Records from a data source
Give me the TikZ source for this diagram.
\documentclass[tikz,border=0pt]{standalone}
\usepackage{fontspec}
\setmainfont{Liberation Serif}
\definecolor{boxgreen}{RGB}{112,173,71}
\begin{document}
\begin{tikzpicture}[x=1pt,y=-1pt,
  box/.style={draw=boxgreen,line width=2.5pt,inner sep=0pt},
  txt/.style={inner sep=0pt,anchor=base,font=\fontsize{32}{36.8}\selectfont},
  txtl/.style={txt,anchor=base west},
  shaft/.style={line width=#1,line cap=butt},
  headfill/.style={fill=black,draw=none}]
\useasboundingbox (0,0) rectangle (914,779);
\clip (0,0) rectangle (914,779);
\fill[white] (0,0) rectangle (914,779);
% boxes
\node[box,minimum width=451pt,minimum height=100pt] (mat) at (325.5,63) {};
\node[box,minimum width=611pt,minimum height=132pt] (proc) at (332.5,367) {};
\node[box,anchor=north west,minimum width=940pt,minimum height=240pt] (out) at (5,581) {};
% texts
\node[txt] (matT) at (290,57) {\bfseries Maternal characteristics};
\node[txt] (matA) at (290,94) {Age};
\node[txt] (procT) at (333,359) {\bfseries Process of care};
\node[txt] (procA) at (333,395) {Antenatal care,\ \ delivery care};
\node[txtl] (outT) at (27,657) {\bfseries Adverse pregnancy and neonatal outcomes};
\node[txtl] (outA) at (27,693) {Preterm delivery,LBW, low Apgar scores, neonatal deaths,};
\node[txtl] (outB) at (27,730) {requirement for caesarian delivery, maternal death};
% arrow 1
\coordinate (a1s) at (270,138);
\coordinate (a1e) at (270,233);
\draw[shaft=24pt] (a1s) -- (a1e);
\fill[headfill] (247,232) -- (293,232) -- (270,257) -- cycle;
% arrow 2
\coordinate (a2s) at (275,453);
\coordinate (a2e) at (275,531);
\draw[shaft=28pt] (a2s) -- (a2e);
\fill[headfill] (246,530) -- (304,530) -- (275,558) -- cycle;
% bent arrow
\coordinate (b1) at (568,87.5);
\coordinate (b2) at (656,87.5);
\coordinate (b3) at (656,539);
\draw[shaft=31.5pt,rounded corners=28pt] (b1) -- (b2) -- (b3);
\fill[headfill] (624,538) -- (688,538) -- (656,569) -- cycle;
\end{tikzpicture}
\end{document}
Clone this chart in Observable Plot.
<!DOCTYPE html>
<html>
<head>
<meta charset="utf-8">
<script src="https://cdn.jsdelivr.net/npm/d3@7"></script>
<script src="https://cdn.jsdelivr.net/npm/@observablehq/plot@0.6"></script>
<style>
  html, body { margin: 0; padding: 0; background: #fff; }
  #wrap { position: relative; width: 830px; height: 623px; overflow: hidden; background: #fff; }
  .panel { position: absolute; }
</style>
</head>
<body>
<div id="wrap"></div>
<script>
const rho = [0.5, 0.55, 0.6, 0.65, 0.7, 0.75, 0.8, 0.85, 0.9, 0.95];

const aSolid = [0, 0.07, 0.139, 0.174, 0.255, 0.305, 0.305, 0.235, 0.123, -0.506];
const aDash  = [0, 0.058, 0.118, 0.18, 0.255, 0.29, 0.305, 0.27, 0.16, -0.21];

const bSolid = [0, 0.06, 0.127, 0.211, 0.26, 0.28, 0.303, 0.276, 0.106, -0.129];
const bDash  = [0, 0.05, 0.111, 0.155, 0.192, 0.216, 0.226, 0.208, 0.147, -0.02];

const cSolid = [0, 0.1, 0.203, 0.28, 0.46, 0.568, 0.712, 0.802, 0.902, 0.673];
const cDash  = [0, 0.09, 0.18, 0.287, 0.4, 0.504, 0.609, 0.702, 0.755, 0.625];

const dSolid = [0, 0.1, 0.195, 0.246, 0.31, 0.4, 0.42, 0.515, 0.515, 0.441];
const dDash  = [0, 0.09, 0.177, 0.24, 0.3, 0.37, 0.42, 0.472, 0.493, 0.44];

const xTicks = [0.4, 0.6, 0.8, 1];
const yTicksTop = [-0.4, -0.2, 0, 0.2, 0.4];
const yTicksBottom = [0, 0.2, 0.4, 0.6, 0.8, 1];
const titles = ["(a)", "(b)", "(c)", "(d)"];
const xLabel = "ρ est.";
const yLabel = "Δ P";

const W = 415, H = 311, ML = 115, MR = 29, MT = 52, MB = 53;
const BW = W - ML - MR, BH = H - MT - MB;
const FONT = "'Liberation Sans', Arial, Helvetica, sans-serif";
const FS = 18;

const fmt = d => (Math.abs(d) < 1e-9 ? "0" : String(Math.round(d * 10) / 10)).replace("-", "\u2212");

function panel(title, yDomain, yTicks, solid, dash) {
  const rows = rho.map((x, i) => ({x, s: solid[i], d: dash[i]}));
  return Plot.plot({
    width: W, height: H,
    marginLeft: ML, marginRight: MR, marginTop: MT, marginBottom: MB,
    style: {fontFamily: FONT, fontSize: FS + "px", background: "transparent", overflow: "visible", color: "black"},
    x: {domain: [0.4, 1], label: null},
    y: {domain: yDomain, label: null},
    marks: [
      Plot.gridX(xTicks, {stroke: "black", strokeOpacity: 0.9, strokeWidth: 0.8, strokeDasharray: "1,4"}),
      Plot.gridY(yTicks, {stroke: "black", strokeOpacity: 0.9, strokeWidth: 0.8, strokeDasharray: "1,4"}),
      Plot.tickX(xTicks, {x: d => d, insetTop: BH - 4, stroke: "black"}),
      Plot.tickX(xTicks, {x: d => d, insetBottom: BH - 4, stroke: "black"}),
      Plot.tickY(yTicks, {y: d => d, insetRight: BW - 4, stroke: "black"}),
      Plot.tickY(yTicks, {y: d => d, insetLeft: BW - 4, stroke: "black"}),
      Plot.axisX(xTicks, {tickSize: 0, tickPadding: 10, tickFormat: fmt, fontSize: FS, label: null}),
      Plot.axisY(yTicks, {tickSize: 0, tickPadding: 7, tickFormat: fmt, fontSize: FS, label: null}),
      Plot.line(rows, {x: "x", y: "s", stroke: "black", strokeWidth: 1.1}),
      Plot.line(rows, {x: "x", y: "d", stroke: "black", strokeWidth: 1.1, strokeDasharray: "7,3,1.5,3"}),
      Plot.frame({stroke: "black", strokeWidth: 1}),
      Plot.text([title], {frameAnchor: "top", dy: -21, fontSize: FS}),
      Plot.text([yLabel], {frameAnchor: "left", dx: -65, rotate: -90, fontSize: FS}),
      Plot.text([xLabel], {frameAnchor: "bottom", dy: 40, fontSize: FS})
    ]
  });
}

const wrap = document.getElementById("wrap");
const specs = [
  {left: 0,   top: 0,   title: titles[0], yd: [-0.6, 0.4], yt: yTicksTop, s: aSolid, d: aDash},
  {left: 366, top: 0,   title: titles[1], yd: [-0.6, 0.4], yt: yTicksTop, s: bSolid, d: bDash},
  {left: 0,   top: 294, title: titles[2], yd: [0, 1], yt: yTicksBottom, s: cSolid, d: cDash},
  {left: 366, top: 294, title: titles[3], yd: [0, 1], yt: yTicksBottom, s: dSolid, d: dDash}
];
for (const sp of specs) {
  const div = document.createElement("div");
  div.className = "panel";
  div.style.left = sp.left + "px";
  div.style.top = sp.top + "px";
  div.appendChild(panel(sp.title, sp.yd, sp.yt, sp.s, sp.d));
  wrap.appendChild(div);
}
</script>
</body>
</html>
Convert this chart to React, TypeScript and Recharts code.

*YOUR OBJECTIVE*
Reproduce each entry from the records above, character for character.

*RESPONSE TO THE EXERCISE*
Give me the TikZ source for this diagram.
\documentclass[tikz,border=0pt]{standalone}
\usepackage{fontspec}
\setmainfont{Liberation Serif}
\definecolor{boxgreen}{RGB}{112,173,71}
\begin{document}
\begin{tikzpicture}[x=1pt,y=-1pt,
  box/.style={draw=boxgreen,line width=2.5pt,inner sep=0pt},
  txt/.style={inner sep=0pt,anchor=base,font=\fontsize{32}{36.8}\selectfont},
  txtl/.style={txt,anchor=base west},
  shaft/.style={line width=#1,line cap=butt},
  headfill/.style={fill=black,draw=none}]
\useasboundingbox (0,0) rectangle (914,779);
\clip (0,0) rectangle (914,779);
\fill[white] (0,0) rectangle (914,779);
% boxes
\node[box,minimum width=451pt,minimum height=100pt] (mat) at (325.5,63) {};
\node[box,minimum width=611pt,minimum height=132pt] (proc) at (332.5,367) {};
\node[box,anchor=north west,minimum width=940pt,minimum height=240pt] (out) at (5,581) {};
% texts
\node[txt] (matT) at (290,57) {\bfseries Maternal characteristics};
\node[txt] (matA) at (290,94) {Age};
\node[txt] (procT) at (333,359) {\bfseries Process of care};
\node[txt] (procA) at (333,395) {Antenatal care,\ \ delivery care};
\node[txtl] (outT) at (27,657) {\bfseries Adverse pregnancy and neonatal outcomes};
\node[txtl] (outA) at (27,693) {Preterm delivery,LBW, low Apgar scores, neonatal deaths,};
\node[txtl] (outB) at (27,730) {requirement for caesarian delivery, maternal death};
% arrow 1
\coordinate (a1s) at (270,138);
\coordinate (a1e) at (270,233);
\draw[shaft=24pt] (a1s) -- (a1e);
\fill[headfill] (247,232) -- (293,232) -- (270,257) -- cycle;
% arrow 2
\coordinate (a2s) at (275,453);
\coordinate (a2e) at (275,531);
\draw[shaft=28pt] (a2s) -- (a2e);
\fill[headfill] (246,530) -- (304,530) -- (275,558) -- cycle;
% bent arrow
\coordinate (b1) at (568,87.5);
\coordinate (b2) at (656,87.5);
\coordinate (b3) at (656,539);
\draw[shaft=31.5pt,rounded corners=28pt] (b1) -- (b2) -- (b3);
\fill[headfill] (624,538) -- (688,538) -- (656,569) -- cycle;
\end{tikzpicture}
\end{document}
Clone this chart in Observable Plot.
<!DOCTYPE html>
<html>
<head>
<meta charset="utf-8">
<script src="https://cdn.jsdelivr.net/npm/d3@7"></script>
<script src="https://cdn.jsdelivr.net/npm/@observablehq/plot@0.6"></script>
<style>
  html, body { margin: 0; padding: 0; background: #fff; }
  #wrap { position: relative; width: 830px; height: 623px; overflow: hidden; background: #fff; }
  .panel { position: absolute; }
</style>
</head>
<body>
<div id="wrap"></div>
<script>
const rho = [0.5, 0.55, 0.6, 0.65, 0.7, 0.75, 0.8, 0.85, 0.9, 0.95];

const aSolid = [0, 0.07, 0.139, 0.174, 0.255, 0.305, 0.305, 0.235, 0.123, -0.506];
const aDash  = [0, 0.058, 0.118, 0.18, 0.255, 0.29, 0.305, 0.27, 0.16, -0.21];

const bSolid = [0, 0.06, 0.127, 0.211, 0.26, 0.28, 0.303, 0.276, 0.106, -0.129];
const bDash  = [0, 0.05, 0.111, 0.155, 0.192, 0.216, 0.226, 0.208, 0.147, -0.02];

const cSolid = [0, 0.1, 0.203, 0.28, 0.46, 0.568, 0.712, 0.802, 0.902, 0.673];
const cDash  = [0, 0.09, 0.18, 0.287, 0.4, 0.504, 0.609, 0.702, 0.755, 0.625];

const dSolid = [0, 0.1, 0.195, 0.246, 0.31, 0.4, 0.42, 0.515, 0.515, 0.441];
const dDash  = [0, 0.09, 0.177, 0.24, 0.3, 0.37, 0.42, 0.472, 0.493, 0.44];

const xTicks = [0.4, 0.6, 0.8, 1];
const yTicksTop = [-0.4, -0.2, 0, 0.2, 0.4];
const yTicksBottom = [0, 0.2, 0.4, 0.6, 0.8, 1];
const titles = ["(a)", "(b)", "(c)", "(d)"];
const xLabel = "ρ est.";
const yLabel = "Δ P";

const W = 415, H = 311, ML = 115, MR = 29, MT = 52, MB = 53;
const BW = W - ML - MR, BH = H - MT - MB;
const FONT = "'Liberation Sans', Arial, Helvetica, sans-serif";
const FS = 18;

const fmt = d => (Math.abs(d) < 1e-9 ? "0" : String(Math.round(d * 10) / 10)).replace("-", "\u2212");

function panel(title, yDomain, yTicks, solid, dash) {
  const rows = rho.map((x, i) => ({x, s: solid[i], d: dash[i]}));
  return Plot.plot({
    width: W, height: H,
    marginLeft: ML, marginRight: MR, marginTop: MT, marginBottom: MB,
    style: {fontFamily: FONT, fontSize: FS + "px", background: "transparent", overflow: "visible", color: "black"},
    x: {domain: [0.4, 1], label: null},
    y: {domain: yDomain, label: null},
    marks: [
      Plot.gridX(xTicks, {stroke: "black", strokeOpacity: 0.9, strokeWidth: 0.8, strokeDasharray: "1,4"}),
      Plot.gridY(yTicks, {stroke: "black", strokeOpacity: 0.9, strokeWidth: 0.8, strokeDasharray: "1,4"}),
      Plot.tickX(xTicks, {x: d => d, insetTop: BH - 4, stroke: "black"}),
      Plot.tickX(xTicks, {x: d => d, insetBottom: BH - 4, stroke: "black"}),
      Plot.tickY(yTicks, {y: d => d, insetRight: BW - 4, stroke: "black"}),
      Plot.tickY(yTicks, {y: d => d, insetLeft: BW - 4, stroke: "black"}),
      Plot.axisX(xTicks, {tickSize: 0, tickPadding: 10, tickFormat: fmt, fontSize: FS, label: null}),
      Plot.axisY(yTicks, {tickSize: 0, tickPadding: 7, tickFormat: fmt, fontSize: FS, label: null}),
      Plot.line(rows, {x: "x", y: "s", stroke: "black", strokeWidth: 1.1}),
      Plot.line(rows, {x: "x", y: "d", stroke: "black", strokeWidth: 1.1, strokeDasharray: "7,3,1.5,3"}),
      Plot.frame({stroke: "black", strokeWidth: 1}),
      Plot.text([title], {frameAnchor: "top", dy: -21, fontSize: FS}),
      Plot.text([yLabel], {frameAnchor: "left", dx: -65, rotate: -90, fontSize: FS}),
      Plot.text([xLabel], {frameAnchor: "bottom", dy: 40, fontSize: FS})
    ]
  });
}

const wrap = document.getElementById("wrap");
const specs = [
  {left: 0,   top: 0,   title: titles[0], yd: [-0.6, 0.4], yt: yTicksTop, s: aSolid, d: aDash},
  {left: 366, top: 0,   title: titles[1], yd: [-0.6, 0.4], yt: yTicksTop, s: bSolid, d: bDash},
  {left: 0,   top: 294, title: titles[2], yd: [0, 1], yt: yTicksBottom, s: cSolid, d: cDash},
  {left: 366, top: 294, title: titles[3], yd: [0, 1], yt: yTicksBottom, s: dSolid, d: dDash}
];
for (const sp of specs) {
  const div = document.createElement("div");
  div.className = "panel";
  div.style.left = sp.left + "px";
  div.style.top = sp.top + "px";
  div.appendChild(panel(sp.title, sp.yd, sp.yt, sp.s, sp.d));
  wrap.appendChild(div);
}
</script>
</body>
</html>
Convert this chart to React, TypeScript and Recharts code.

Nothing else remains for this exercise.